## TASK DETAILS:
Set down the full listing exactly as given. Any pictures are to be left out.

## PROVIDED MATERIAL:

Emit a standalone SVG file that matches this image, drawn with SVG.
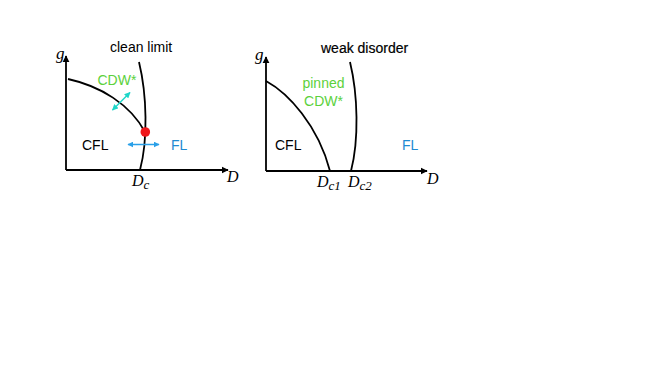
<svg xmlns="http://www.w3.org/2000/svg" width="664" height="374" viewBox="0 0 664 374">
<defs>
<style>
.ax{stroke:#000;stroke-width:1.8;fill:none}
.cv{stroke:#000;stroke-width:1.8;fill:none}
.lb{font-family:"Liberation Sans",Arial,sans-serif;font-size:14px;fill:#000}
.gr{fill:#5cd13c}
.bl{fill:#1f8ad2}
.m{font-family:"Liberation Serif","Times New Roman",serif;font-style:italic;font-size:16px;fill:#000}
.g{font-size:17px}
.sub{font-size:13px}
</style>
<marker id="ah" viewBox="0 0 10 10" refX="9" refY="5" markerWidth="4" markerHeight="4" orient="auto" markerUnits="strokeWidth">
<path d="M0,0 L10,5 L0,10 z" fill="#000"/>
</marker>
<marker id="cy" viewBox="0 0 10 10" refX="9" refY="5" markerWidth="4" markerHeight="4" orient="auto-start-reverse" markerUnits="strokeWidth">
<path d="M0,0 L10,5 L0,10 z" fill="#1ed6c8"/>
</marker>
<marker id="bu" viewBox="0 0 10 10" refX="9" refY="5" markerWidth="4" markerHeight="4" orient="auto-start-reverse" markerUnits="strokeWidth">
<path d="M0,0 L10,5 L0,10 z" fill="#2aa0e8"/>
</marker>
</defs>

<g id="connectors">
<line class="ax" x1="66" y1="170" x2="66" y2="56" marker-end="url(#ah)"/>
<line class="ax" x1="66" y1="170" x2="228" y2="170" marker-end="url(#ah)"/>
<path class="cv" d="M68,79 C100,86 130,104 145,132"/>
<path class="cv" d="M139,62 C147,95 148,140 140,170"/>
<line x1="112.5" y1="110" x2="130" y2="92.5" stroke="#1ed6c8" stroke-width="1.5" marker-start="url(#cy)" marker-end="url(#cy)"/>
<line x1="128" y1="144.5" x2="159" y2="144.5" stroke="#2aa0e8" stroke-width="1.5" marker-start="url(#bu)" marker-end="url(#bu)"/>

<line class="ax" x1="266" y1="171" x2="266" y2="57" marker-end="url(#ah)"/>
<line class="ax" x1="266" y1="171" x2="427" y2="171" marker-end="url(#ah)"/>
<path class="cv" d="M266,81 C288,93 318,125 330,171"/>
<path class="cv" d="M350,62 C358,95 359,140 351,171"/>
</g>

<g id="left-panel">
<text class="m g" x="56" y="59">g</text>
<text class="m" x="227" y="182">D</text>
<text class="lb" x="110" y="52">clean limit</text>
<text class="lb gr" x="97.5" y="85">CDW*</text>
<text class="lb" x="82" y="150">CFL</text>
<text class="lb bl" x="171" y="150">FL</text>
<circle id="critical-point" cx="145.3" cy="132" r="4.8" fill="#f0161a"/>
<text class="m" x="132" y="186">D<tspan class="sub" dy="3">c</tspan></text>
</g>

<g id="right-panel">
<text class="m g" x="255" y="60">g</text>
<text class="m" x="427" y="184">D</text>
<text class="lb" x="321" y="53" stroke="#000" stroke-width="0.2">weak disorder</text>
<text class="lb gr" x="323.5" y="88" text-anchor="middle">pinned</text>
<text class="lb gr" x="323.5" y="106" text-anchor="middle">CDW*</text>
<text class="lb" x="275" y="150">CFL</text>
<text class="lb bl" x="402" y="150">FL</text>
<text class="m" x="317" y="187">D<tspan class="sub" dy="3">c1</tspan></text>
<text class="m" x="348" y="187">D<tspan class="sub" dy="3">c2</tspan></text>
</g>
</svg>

## TASK SOLUTION:
Emit a standalone SVG file that matches this image, drawn with SVG.
<svg xmlns="http://www.w3.org/2000/svg" width="664" height="374" viewBox="0 0 664 374">
<defs>
<style>
.ax{stroke:#000;stroke-width:1.8;fill:none}
.cv{stroke:#000;stroke-width:1.8;fill:none}
.lb{font-family:"Liberation Sans",Arial,sans-serif;font-size:14px;fill:#000}
.gr{fill:#5cd13c}
.bl{fill:#1f8ad2}
.m{font-family:"Liberation Serif","Times New Roman",serif;font-style:italic;font-size:16px;fill:#000}
.g{font-size:17px}
.sub{font-size:13px}
</style>
<marker id="ah" viewBox="0 0 10 10" refX="9" refY="5" markerWidth="4" markerHeight="4" orient="auto" markerUnits="strokeWidth">
<path d="M0,0 L10,5 L0,10 z" fill="#000"/>
</marker>
<marker id="cy" viewBox="0 0 10 10" refX="9" refY="5" markerWidth="4" markerHeight="4" orient="auto-start-reverse" markerUnits="strokeWidth">
<path d="M0,0 L10,5 L0,10 z" fill="#1ed6c8"/>
</marker>
<marker id="bu" viewBox="0 0 10 10" refX="9" refY="5" markerWidth="4" markerHeight="4" orient="auto-start-reverse" markerUnits="strokeWidth">
<path d="M0,0 L10,5 L0,10 z" fill="#2aa0e8"/>
</marker>
</defs>

<g id="connectors">
<line class="ax" x1="66" y1="170" x2="66" y2="56" marker-end="url(#ah)"/>
<line class="ax" x1="66" y1="170" x2="228" y2="170" marker-end="url(#ah)"/>
<path class="cv" d="M68,79 C100,86 130,104 145,132"/>
<path class="cv" d="M139,62 C147,95 148,140 140,170"/>
<line x1="112.5" y1="110" x2="130" y2="92.5" stroke="#1ed6c8" stroke-width="1.5" marker-start="url(#cy)" marker-end="url(#cy)"/>
<line x1="128" y1="144.5" x2="159" y2="144.5" stroke="#2aa0e8" stroke-width="1.5" marker-start="url(#bu)" marker-end="url(#bu)"/>

<line class="ax" x1="266" y1="171" x2="266" y2="57" marker-end="url(#ah)"/>
<line class="ax" x1="266" y1="171" x2="427" y2="171" marker-end="url(#ah)"/>
<path class="cv" d="M266,81 C288,93 318,125 330,171"/>
<path class="cv" d="M350,62 C358,95 359,140 351,171"/>
</g>

<g id="left-panel">
<text class="m g" x="56" y="59">g</text>
<text class="m" x="227" y="182">D</text>
<text class="lb" x="110" y="52">clean limit</text>
<text class="lb gr" x="97.5" y="85">CDW*</text>
<text class="lb" x="82" y="150">CFL</text>
<text class="lb bl" x="171" y="150">FL</text>
<circle id="critical-point" cx="145.3" cy="132" r="4.8" fill="#f0161a"/>
<text class="m" x="132" y="186">D<tspan class="sub" dy="3">c</tspan></text>
</g>

<g id="right-panel">
<text class="m g" x="255" y="60">g</text>
<text class="m" x="427" y="184">D</text>
<text class="lb" x="321" y="53" stroke="#000" stroke-width="0.2">weak disorder</text>
<text class="lb gr" x="323.5" y="88" text-anchor="middle">pinned</text>
<text class="lb gr" x="323.5" y="106" text-anchor="middle">CDW*</text>
<text class="lb" x="275" y="150">CFL</text>
<text class="lb bl" x="402" y="150">FL</text>
<text class="m" x="317" y="187">D<tspan class="sub" dy="3">c1</tspan></text>
<text class="m" x="348" y="187">D<tspan class="sub" dy="3">c2</tspan></text>
</g>
</svg>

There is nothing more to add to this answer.